FHA HUD 232/223(f) Program
Eligible Property: Skilled nursing facilities, assisted living and board and care facilities. Must have license. Independent Living Units are allowed up to 25% of total beds/units.
Use of Loan Proceeds: Purchase or refinance, including moderate repairs and/or upgrades. No cash out allowed. All existing debt to be refinanced must be an obligation of the current real estate owning entity, and i) be at least two years old, or ii) have been used for an eligible purpose. Eligible purposes include arms-length acquisition, property improvements, coverage of operating deficits, and other Project related costs.
Borrower Type: Single Purpose Entity (SPE) – Profit and not-for-profit acceptable.
Debt Service Coverage Ratio: 1.45x
Interest Rate: Fixed rate set at Rate Lock. Generally rates are well below other alternative loans.
Maximum Term and Amortization: Lessor of 35-years, or 75% of remaining useful life.
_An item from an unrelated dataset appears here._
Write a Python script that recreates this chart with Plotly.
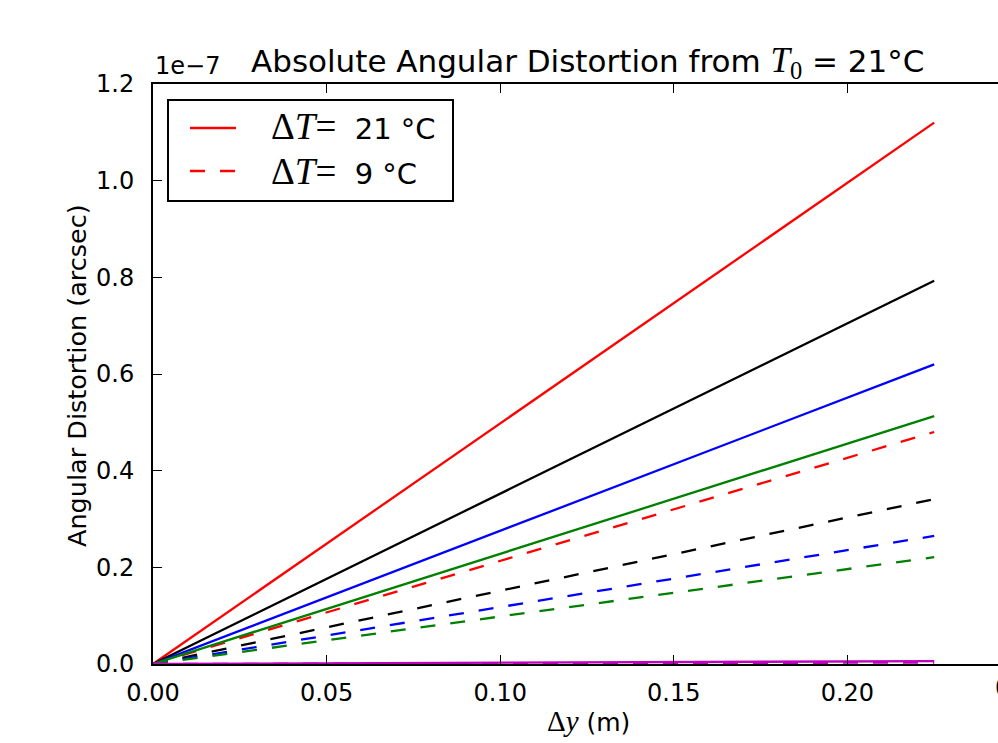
import plotly.graph_objects as go

# ---------------- data (angular distortion in units of 1e-7 arcsec) ----------------
dy_m = [0.0, 0.225]                      # delta y (m), lines start at origin and end at 0.225
line_colors = ["#ff0000", "#000000", "#0000ff", "#008000", "#bf00bf"]
dist_dT21 = [1.12, 0.793, 0.620, 0.513, 0.006]   # end values, ΔT = 21 °C (solid)
dist_dT9 = [0.480, 0.341, 0.265, 0.221, 0.003]   # end values, ΔT = 9 °C (dashed)
start_value = 0.0
x_ticks = [0.0, 0.05, 0.10, 0.15, 0.20]
y_ticks = [0.0, 0.2, 0.4, 0.6, 0.8, 1.0, 1.2]
legend_labels = ["21 °C", "9 °C"]

# ---------------- geometry helpers ----------------
W, H = 998, 743
ML, MT, MB = 153, 84, 79
PW, PH = W - ML, H - MT - MB
PX_PER_005 = 173.6


def px(x):
    return (x - ML) / PW


def py(y):
    return (H - MB - y) / PH


SERIF = "Liberation Serif"
SANS = "DejaVu Sans"
DASH = "15px,15px"
LW = 2.3

fig = go.Figure()
for c, v21, v9 in zip(line_colors, dist_dT21, dist_dT9):
    fig.add_trace(go.Scatter(x=dy_m, y=[start_value, v21], mode="lines",
                             line=dict(color=c, width=LW), showlegend=False, hoverinfo="skip"))
    fig.add_trace(go.Scatter(x=dy_m, y=[start_value, v9], mode="lines",
                             line=dict(color=c, width=LW, dash=DASH), showlegend=False, hoverinfo="skip"))

xmax = PW / PX_PER_005 * 0.05

fig.update_layout(
    width=W, height=H,
    margin=dict(l=ML, r=0, t=MT, b=MB, pad=0, autoexpand=False),
    paper_bgcolor="white", plot_bgcolor="white",
    font=dict(family=SANS, size=24, color="black"),
    showlegend=False,
    xaxis=dict(range=[0, xmax], tickvals=x_ticks, tickformat=".2f", automargin=False,
               showgrid=False, zeroline=False, showline=True, linecolor="black", linewidth=2,
               mirror="ticks", ticks="inside", ticklen=9, tickwidth=1.3, tickcolor="black",
               ticklabelstandoff=6, tickfont=dict(size=24, family=SANS)),
    yaxis=dict(range=[0, 1.2], tickvals=y_ticks, tickformat=".1f", automargin=False,
               showgrid=False, zeroline=False, showline=True, linecolor="black", linewidth=2,
               ticks="inside", ticklen=9, tickwidth=1.3, tickcolor="black",
               ticklabelstandoff=12, tickfont=dict(size=24, family=SANS)),
)

annotations = [
    # title
    dict(text=f'Absolute Angular Distortion from <span style="font-family:{SERIF};font-size:35px"><i>T</i><sub>0</sub></span> = 21°C',
         x=px(587), y=py(62), xref="paper", yref="paper", xanchor="center", yanchor="middle",
         showarrow=False, font=dict(size=31, family=SANS)),
    # x label
    dict(text=f'<span style="font-family:{SERIF};font-size:29px">Δ<i>y</i></span> (m)',
         x=px(588), y=py(721), xref="paper", yref="paper", xanchor="center", yanchor="middle",
         showarrow=False, font=dict(size=25, family=SANS)),
    # y label
    dict(text="Angular Distortion (arcsec)", textangle=-90,
         x=px(77), y=py(376), xref="paper", yref="paper", xanchor="center", yanchor="middle",
         showarrow=False, font=dict(size=25.5, family=SANS)),
    # offset text
    dict(text="1e−7", x=px(153), y=py(66), xref="paper", yref="paper", xanchor="left", yanchor="middle",
         showarrow=False, font=dict(size=24, family=SANS)),
    # partially visible 0.25 tick label
    dict(text="0.25", x=px(ML + 5 * PX_PER_005), y=py(688), xref="paper", yref="paper",
         xanchor="center", yanchor="middle", showarrow=False, font=dict(size=24, family=SANS)),
]
# legend text
for lbl, yrow in zip(legend_labels, [127, 171]):
    annotations.append(dict(
        text=f'<span style="font-family:{SERIF};font-size:37px">Δ<i>T</i>=</span>\u00a0\u00a0{lbl}',
        x=px(269), y=py(yrow), xref="paper", yref="paper", xanchor="left", yanchor="middle",
        showarrow=False, font=dict(size=29, family=SANS)))
fig.update_layout(annotations=annotations)

shapes = [
    dict(type="rect", xref="paper", yref="paper", x0=px(168), x1=px(453), y0=py(201), y1=py(100),
         line=dict(color="black", width=2), fillcolor="white", layer="above"),
    dict(type="line", xref="paper", yref="paper", x0=px(190), x1=px(236), y0=py(128), y1=py(128),
         line=dict(color=line_colors[0], width=LW), layer="above"),
    dict(type="line", xref="paper", yref="paper", x0=px(190), x1=px(236), y0=py(171), y1=py(171),
         line=dict(color=line_colors[0], width=LW, dash=DASH), layer="above"),
]
fig.update_layout(shapes=shapes)

fig.write_html("out.html", config={"displayModeBar": False},
               post_script="document.body.style.margin='0';document.body.style.overflow='hidden';")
Guaranty: Non-recourse – subject to Bad Boy carve-outs.
Assumable: Yes, subject to HUD approval.
Prepayment Penalty: Typically a 2-year lockout followed by a prepay penalty schedule that starts at 8% and declines by 1% per annum until year ten, and open at par thereafter. Alternative prepayment provisions are available, but may impact the interest rate on the loan.
Fees and Expenses:
- FHA application fee — 0.30% of Loan Amount — payable to HUD.
- Mortgage Insurance Premium
- Inspection fee — greater of $30 per unit or 1.0% of required repairs cost
- Appraisal, Phase I environmental, project capital Report (PCR a/k/a PCNA)
- Lender financing fee.
- Good Faith Deposit
- Other standard real estate transactional costs (legal, title, survey, etc.).
Required Escrows: Monthly for property insurance, Real Estate Taxes, reserves for replacement and mortgage insurance premiums.
Mortgage Insurance Premium (MIP): MIP of 1.0% of Loan Amount due at Loan closing. 0.65% of Loan Amount due annually; 0.45% for Projects with low income housing tax credits.
Timing: Often these close between 4 and 6-months.